Kerry Whigham, Binghamton University – How Can Genocide Be Prevented?

Genocides don’t begin overnight, so how can we stop them before they get started?

Kerry Whigham, assistant professor of genocide and mass atrocity prevention at Binghamton University, explains.

Kerry Whigham is Assistant Professor of Genocide and Mass Atrocity Prevention at Binghamton University and Co-Director of its Institute for Genocide and Mass Atrocity Prevention. His first book, Resonant Violence: Affect, Memory, and Activism in Post-Genocide Societies, was published in 2022 by Rutgers University Press. He is also the Director of Research and Online Education at the Auschwitz Institute for the Prevention of Genocide and Mass Atrocities.

How Can Genocide Be Prevented?

The newly formed United Nations passed its first international treaty on Dec. 9, 1948, just three years after the Holocaust ended. The Convention on the Prevention and Punishment of the Crime of Genocide was designed to prevent genocide from ever happening again.

But governments worldwide currently remain far from achieving that goal.
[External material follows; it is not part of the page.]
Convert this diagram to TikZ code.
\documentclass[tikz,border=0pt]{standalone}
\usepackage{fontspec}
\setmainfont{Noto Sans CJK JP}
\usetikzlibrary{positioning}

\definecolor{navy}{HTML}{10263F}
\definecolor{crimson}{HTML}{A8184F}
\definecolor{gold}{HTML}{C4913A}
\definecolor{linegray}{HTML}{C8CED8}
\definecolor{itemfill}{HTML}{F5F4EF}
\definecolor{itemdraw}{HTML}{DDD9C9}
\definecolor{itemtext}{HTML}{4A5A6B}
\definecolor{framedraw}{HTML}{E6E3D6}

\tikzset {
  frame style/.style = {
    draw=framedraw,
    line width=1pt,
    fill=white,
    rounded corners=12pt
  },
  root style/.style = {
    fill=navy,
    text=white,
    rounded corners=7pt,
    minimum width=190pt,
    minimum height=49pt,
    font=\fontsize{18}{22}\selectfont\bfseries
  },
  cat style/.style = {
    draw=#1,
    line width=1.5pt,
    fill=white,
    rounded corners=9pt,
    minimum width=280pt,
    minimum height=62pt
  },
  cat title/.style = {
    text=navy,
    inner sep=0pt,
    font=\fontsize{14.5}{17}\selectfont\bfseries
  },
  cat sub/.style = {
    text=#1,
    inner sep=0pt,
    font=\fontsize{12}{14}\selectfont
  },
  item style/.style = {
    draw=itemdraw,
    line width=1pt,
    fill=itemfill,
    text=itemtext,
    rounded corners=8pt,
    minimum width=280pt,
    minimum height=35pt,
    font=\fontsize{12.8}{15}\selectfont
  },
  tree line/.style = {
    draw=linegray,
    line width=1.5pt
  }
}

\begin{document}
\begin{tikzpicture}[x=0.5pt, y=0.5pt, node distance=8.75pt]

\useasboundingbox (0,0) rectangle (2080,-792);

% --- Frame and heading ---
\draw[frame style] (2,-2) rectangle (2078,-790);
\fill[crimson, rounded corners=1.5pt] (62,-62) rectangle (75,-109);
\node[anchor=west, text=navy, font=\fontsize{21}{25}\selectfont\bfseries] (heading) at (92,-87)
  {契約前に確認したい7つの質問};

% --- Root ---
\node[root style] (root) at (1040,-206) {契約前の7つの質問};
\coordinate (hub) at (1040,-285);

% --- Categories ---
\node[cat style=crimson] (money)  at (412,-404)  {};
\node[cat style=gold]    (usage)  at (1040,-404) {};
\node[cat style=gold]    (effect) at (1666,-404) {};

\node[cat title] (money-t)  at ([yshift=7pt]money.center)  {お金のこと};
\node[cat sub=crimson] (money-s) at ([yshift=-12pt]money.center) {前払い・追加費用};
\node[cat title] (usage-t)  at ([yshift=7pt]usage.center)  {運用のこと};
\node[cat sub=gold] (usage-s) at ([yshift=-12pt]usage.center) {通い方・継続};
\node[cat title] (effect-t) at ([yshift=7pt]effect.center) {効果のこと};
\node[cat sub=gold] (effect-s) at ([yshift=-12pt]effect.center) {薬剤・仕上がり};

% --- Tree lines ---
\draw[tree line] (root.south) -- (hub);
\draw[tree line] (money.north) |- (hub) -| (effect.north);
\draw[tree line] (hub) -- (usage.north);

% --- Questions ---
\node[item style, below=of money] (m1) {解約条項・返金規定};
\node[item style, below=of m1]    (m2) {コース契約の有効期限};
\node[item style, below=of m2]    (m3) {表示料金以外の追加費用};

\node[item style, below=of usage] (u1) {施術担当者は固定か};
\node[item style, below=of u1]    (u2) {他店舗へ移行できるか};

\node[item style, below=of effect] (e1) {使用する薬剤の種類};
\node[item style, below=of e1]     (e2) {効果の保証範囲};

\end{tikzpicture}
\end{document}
Genocide has not been prevented in part because of a misunderstanding about how genocide happens and what prevention looks like.

Genocides are not events that happen overnight. They are long-term social and political processes that begin long before mass killing.
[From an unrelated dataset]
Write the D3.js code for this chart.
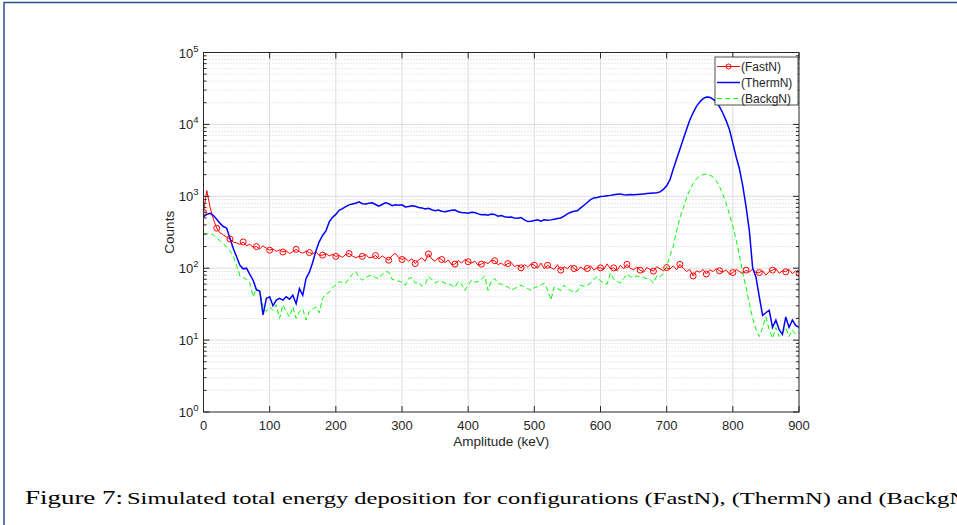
<!DOCTYPE html>
<html>
<head>
<meta charset="utf-8">
<script src="https://cdn.jsdelivr.net/npm/d3@7"></script>
<style>
  html, body { margin: 0; padding: 0; background: #ffffff; }
  svg { display: block; }
  text { font-family: "Liberation Sans", Arial, Helvetica, sans-serif; fill: #262626; }
  .caption { font-family: "Liberation Serif", "Times New Roman", serif; fill: #000; }
</style>
</head>
<body>
<svg id="chart" width="957" height="525"></svg>
<script>
// Energy bins (keV), one sample every 5 keV from 0 to 900
const binStep = 5;
const amplitude = d3.range(0, 900 + binStep / 2, binStep);

// Counts per bin, rows of 100 keV
const fastN = [
  600,1200,700,480,360,310,290,270,255,230,225,215,232,205,215,195,200,185,205,190,
  178,185,172,180,168,175,160,170,183,170,162,172,165,158,168,150,152,160,148,155,
  146,150,142,155,160,148,140,146,146,155,140,142,150,135,148,138,129,150,161,140,
  132,138,125,135,116,130,140,125,158,135,125,140,132,120,130,112,114,128,118,132,
  123,118,125,110,114,122,116,128,127,112,118,108,116,120,105,110,101,112,104,115,
  110,100,118,98,110,102,96,112,94,105,98,110,99,92,104,96,99,108,94,102,
  101,96,115,98,101,92,110,98,113,100,95,104,94,88,102,96,91,105,98,92,
  102,97,108,95,113,100,90,96,78,92,88,96,83,95,90,98,92,88,95,82,
  87,96,90,84,94,88,98,86,87,92,80,90,94,99,85,92,89,96,84,92,85
];
const thermN = [
  520,560,580,540,480,420,380,360,261,188,144,110,98,100,82,68,50,48,22.5,38,
  40,30,36,38,36,40,37,42,32,52,42,72,88,120,175,235,285,330,440,510,
  560,640,675,720,760,780,800,840,790,780,800,810,770,730,770,810,790,740,760,750,
  760,710,720,740,725,700,690,665,680,650,630,645,620,610,625,640,645,610,595,590,
  580,600,595,570,555,560,545,565,560,530,540,520,510,515,500,495,505,470,445,450,
  460,470,450,470,465,470,480,490,500,530,570,600,620,630,690,750,820,900,950,960,
  990,1000,1020,1030,1050,1070,1080,1050,1040,1060,1050,1060,1070,1080,1090,1100,1110,1120,1150,1250,
  1400,1700,2400,3300,4500,6200,8500,11500,14500,17800,20500,22800,24000,23800,22500,20500,17500,14300,11200,8400,
  5500,3550,2400,1400,720,330,100,75,40,22,24,26,15,19,14,12,21,15,19,16,15
];
const backgN = [
  290,300,305,290,265,240,220,195,175,146,110,78,74,70,62,40,52,48,28,25,
  29,26,31,20,31,25,21,29,20,25,27,19,25,27,29,24,38,44,46,54,
  58,65,63,62,72,82,90,76,68,74,78,80,74,72,82,90,88,70,68,66,
  64,58,72,74,62,64,56,60,76,70,62,66,65,62,60,58,54,65,60,49,
  58,68,64,65,70,78,49,66,72,62,60,56,55,50,52,55,58,55,52,49,
  54,55,58,62,50,36,55,52,49,58,52,49,46,48,58,56,58,62,70,76,
  66,62,60,85,70,66,62,72,83,76,74,78,76,74,72,70,62,78,76,85,
  105,150,200,330,500,680,950,1220,1500,1750,1900,2000,2040,1980,1860,1650,1360,1050,800,560,
  380,250,150,85,55,32,20,14,11.2,15,21,14,10.6,15,11.2,13,15,11.2,13.8,12,12.5
];

// Axis ticks
const xTicks = [0, 100, 200, 300, 400, 500, 600, 700, 800, 900];
const yExponents = [0, 1, 2, 3, 4, 5];
const seriesNames = ["(FastN)", "(ThermN)", "(BackgN)"];
const captionLead = "Figure 7:";
const captionText = "Simulated total energy deposition for configurations (FastN), (ThermN) and (BackgN)";

const svg = d3.select("#chart");
const plot = { left: 203.5, right: 799, top: 52.5, bottom: 412 };

const x = d3.scaleLinear().domain([0, 900]).range([plot.left, plot.right]);
const y = d3.scaleLog().domain([1, 1e5]).range([plot.bottom, plot.top]);

// Page frame lines
svg.append("path")
  .attr("d", "M4,525 L4,2.5 L957,2.5")
  .attr("fill", "none").attr("stroke", "#2c5089").attr("stroke-width", 1.5);

// Minor log grid (dotted) and minor ticks
const minorVals = [];
for (let e = 0; e < 5; e++) for (let m = 2; m <= 9; m++) minorVals.push(m * Math.pow(10, e));
const grid = svg.append("g");
grid.selectAll("line.minor").data(minorVals).join("line")
  .attr("x1", plot.left).attr("x2", plot.right)
  .attr("y1", d => y(d)).attr("y2", d => y(d))
  .attr("stroke", "#c8c8c8").attr("stroke-width", 0.8).attr("stroke-dasharray", "1,2");
// Major grid
const majorVals = yExponents.map(e => Math.pow(10, e));
grid.selectAll("line.ymaj").data(majorVals.slice(1, -1)).join("line")
  .attr("x1", plot.left).attr("x2", plot.right)
  .attr("y1", d => y(d)).attr("y2", d => y(d))
  .attr("stroke", "#dcdcdc").attr("stroke-width", 1);
grid.selectAll("line.xmaj").data(xTicks.slice(1, -1)).join("line")
  .attr("x1", d => x(d)).attr("x2", d => x(d))
  .attr("y1", plot.top).attr("y2", plot.bottom)
  .attr("stroke", "#dcdcdc").attr("stroke-width", 1);

// Series
svg.append("clipPath").attr("id", "plotClip")
  .append("rect").attr("x", plot.left).attr("y", plot.top)
  .attr("width", plot.right - plot.left).attr("height", plot.bottom - plot.top);

const lineGen = vals => d3.line()
  .x((d, i) => x(amplitude[i]))
  .y(d => y(d))(vals);

const marks = svg.append("g").attr("clip-path", "url(#plotClip)");
marks.append("path").attr("d", lineGen(backgN))
  .attr("fill", "none").attr("stroke", "#00ff00").attr("stroke-width", 1)
  .attr("stroke-dasharray", "5,3");
marks.append("path").attr("d", lineGen(fastN))
  .attr("fill", "none").attr("stroke", "#ff0000").attr("stroke-width", 1);
marks.append("path").attr("d", lineGen(thermN))
  .attr("fill", "none").attr("stroke", "#0000ff").attr("stroke-width", 1.5);
marks.selectAll("circle.fast")
  .data(fastN.map((v, i) => ({ a: amplitude[i], v })).filter((d, i) => i % 4 === 0))
  .join("circle")
  .attr("cx", d => x(d.a)).attr("cy", d => y(d.v)).attr("r", 3)
  .attr("fill", "none").attr("stroke", "#ff0000").attr("stroke-width", 1);

// Axes box with inward ticks
const axes = svg.append("g");
axes.append("rect")
  .attr("x", plot.left).attr("y", plot.top)
  .attr("width", plot.right - plot.left).attr("height", plot.bottom - plot.top)
  .attr("fill", "none").attr("stroke", "#262626").attr("stroke-width", 1);

const tickLines = [];
xTicks.forEach(t => {
  tickLines.push([x(t), plot.bottom, x(t), plot.bottom - 6]);
  tickLines.push([x(t), plot.top, x(t), plot.top + 6]);
});
majorVals.forEach(v => {
  tickLines.push([plot.left, y(v), plot.left + 6, y(v)]);
  tickLines.push([plot.right, y(v), plot.right - 6, y(v)]);
});
minorVals.forEach(v => {
  tickLines.push([plot.left, y(v), plot.left + 3, y(v)]);
  tickLines.push([plot.right, y(v), plot.right - 3, y(v)]);
});
axes.selectAll("line.tick").data(tickLines).join("line")
  .attr("x1", d => d[0]).attr("y1", d => d[1]).attr("x2", d => d[2]).attr("y2", d => d[3])
  .attr("stroke", "#262626").attr("stroke-width", 1);

// X tick labels
axes.selectAll("text.xt").data(xTicks).join("text")
  .attr("x", d => x(d)).attr("y", plot.bottom + 18)
  .attr("text-anchor", "middle").attr("font-size", 13)
  .text(d => d);

// Y tick labels as powers of ten
const yl = axes.selectAll("text.yt").data(yExponents).join("text")
  .attr("x", plot.left - 5).attr("y", e => y(Math.pow(10, e)) + 5)
  .attr("text-anchor", "end").attr("font-size", 13);
yl.append("tspan").text("10");
yl.append("tspan").attr("dy", -6).attr("font-size", 9.5).text(e => e);

// Axis titles
svg.append("text")
  .attr("x", (plot.left + plot.right) / 2).attr("y", 446)
  .attr("text-anchor", "middle").attr("font-size", 13.5)
  .text("Amplitude (keV)");
svg.append("text")
  .attr("transform", `translate(174,${(plot.top + plot.bottom) / 2}) rotate(-90)`)
  .attr("text-anchor", "middle").attr("font-size", 13.5)
  .text("Counts");

// Legend
const legend = svg.append("g").attr("transform", "translate(715,57)");
legend.append("rect").attr("width", 83).attr("height", 48)
  .attr("fill", "#ffffff").attr("stroke", "#262626").attr("stroke-width", 0.8);
const legendStyles = [
  { color: "#ff0000", width: 1, dash: null, marker: true },
  { color: "#0000ff", width: 1.5, dash: null, marker: false },
  { color: "#00ff00", width: 1, dash: "5,3", marker: false }
];
seriesNames.forEach((name, i) => {
  const cy = 9.5 + i * 16;
  const st = legendStyles[i];
  const ln = legend.append("line").attr("x1", 2).attr("x2", 25).attr("y1", cy).attr("y2", cy)
    .attr("stroke", st.color).attr("stroke-width", st.width);
  if (st.dash) ln.attr("stroke-dasharray", st.dash);
  if (st.marker) legend.append("circle").attr("cx", 13.5).attr("cy", cy).attr("r", 2.5)
    .attr("fill", "none").attr("stroke", st.color);
  legend.append("text").attr("x", 26).attr("y", cy + 4.2)
    .attr("font-size", 12).attr("fill", "#000").text(name);
});

// Caption
svg.append("text").attr("class", "caption")
  .attr("x", 25).attr("y", 503.5).attr("font-size", 19.5)
  .attr("textLength", 98).attr("lengthAdjust", "spacingAndGlyphs")
  .text(captionLead);
svg.append("text").attr("class", "caption")
  .attr("x", 127).attr("y", 503.5).attr("font-size", 16.5)
  .attr("textLength", 848).attr("lengthAdjust", "spacingAndGlyphs")
  .text(captionText);
</script>
</body>
</html>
When people understand genocide as a process and learn to recognize the early stages that can lead to genocide, there is more opportunity to intervene before people are killed.
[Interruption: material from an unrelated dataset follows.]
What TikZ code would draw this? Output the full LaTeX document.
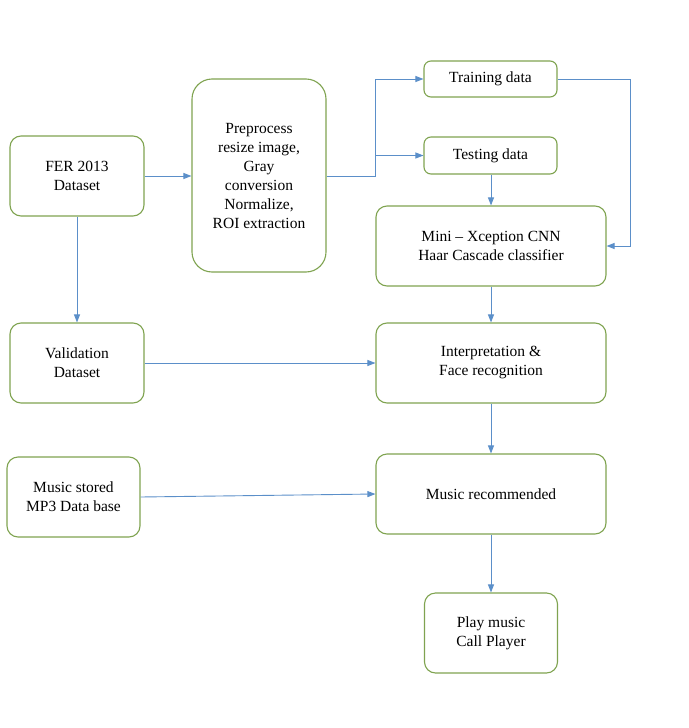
\documentclass[tikz,border=0pt]{standalone}
\usepackage{fontspec}
\setmainfont{Liberation Serif}
\usetikzlibrary{arrows.meta}
\definecolor{boxgreen}{HTML}{7FA350}
\definecolor{arrowblue}{HTML}{5B8FC9}
\begin{document}
\begin{tikzpicture}[x=1pt,y=-1pt,
  box/.style={draw=boxgreen, line width=1.1pt, rounded corners=11pt, align=center,
    font=\rmfamily\fontsize{15.5}{19}\selectfont, inner sep=0pt},
  conn/.style={draw=arrowblue, line width=0.9pt, -{Triangle[length=8pt,width=6pt]}}]
\useasboundingbox (0,0) rectangle (688,728);
\node[box, minimum width=134pt, minimum height=80pt] (fer) at (77,176) {FER 2013\\Dataset};
\node[box, minimum width=134pt, minimum height=193pt, rounded corners=20pt] (pre) at (259,175.5) {Preprocess\\resize image,\\Gray\\conversion\\Normalize,\\ROI extraction};
\node[box, minimum width=133pt, minimum height=36pt, rounded corners=7pt] (train) at (490.5,79) {Training data};
\node[box, minimum width=133pt, minimum height=37pt, rounded corners=7pt] (test) at (490.5,155.5) {Testing data};
\node[box, minimum width=230pt, minimum height=80pt] (mini) at (491,246) {Mini -- Xception CNN\\Haar Cascade classifier};
\node[box, minimum width=134pt, minimum height=80pt] (val) at (77,363) {Validation\\Dataset};
\node[box, minimum width=230pt, minimum height=80pt] (interp) at (491,363) {Interpretation \&\\Face recognition};
\node[box, minimum width=133pt, minimum height=80pt] (mp3) at (73.5,497) {Music stored\\MP3 Data base};
\node[box, minimum width=230pt, minimum height=80pt] (rec) at (491,494) {Music recommended};
\node[box, minimum width=133pt, minimum height=80pt] (play) at (491,633) {Play music\\Call Player};
\coordinate (split) at (375,176);
\coordinate (tr) at (630,79);
\coordinate (rr) at (630,246);
\draw[conn] (fer.east) -- (pre.west |- fer.east);
\draw[conn] (pre.east |- split) -- (split) |- (train.west);
\draw[conn] (split) |- (test.west);
\draw[conn] (train.east) -- (tr) -- (rr) -- (mini.east);
\draw[conn] (test.south -| mini.north) -- (mini.north);
\draw[conn] (fer.south) -- (val.north);
\draw[conn] (val.east) -- (interp.west);
\draw[conn] (mini.south) -- (interp.north);
\draw[conn] (interp.south) -- (rec.north);
\draw[conn] (mp3.east) -- (rec.west);
\draw[conn] (rec.south) -- (play.north);
\end{tikzpicture}
\end{document}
Prevention scholars and activists stress a long-term view of prevention that entails three stages.

First, there are actions people can take before genocide occurs to make sure it never happens. This involves identifying which groups of people are at risk of violence, then passing laws or starting new programs to protect those groups.

A second stage of prevention involves responses to a genocide once it breaks out. This stage includes an array of political, legal, economic and military response tools.

Finally, a third stage of prevention occurs as societies rebuild after a genocide ends. This stage aims to prevent its recurrence by dealing with the structural issues that allowed the genocide to happen in the first place.

Stopping a genocide before it actually happens is the most effective and least costly form of prevention. We can accomplish this goal by making sure that the rights of all people within our society and around the world are protected, regardless of who they are or what identity groups they belong to.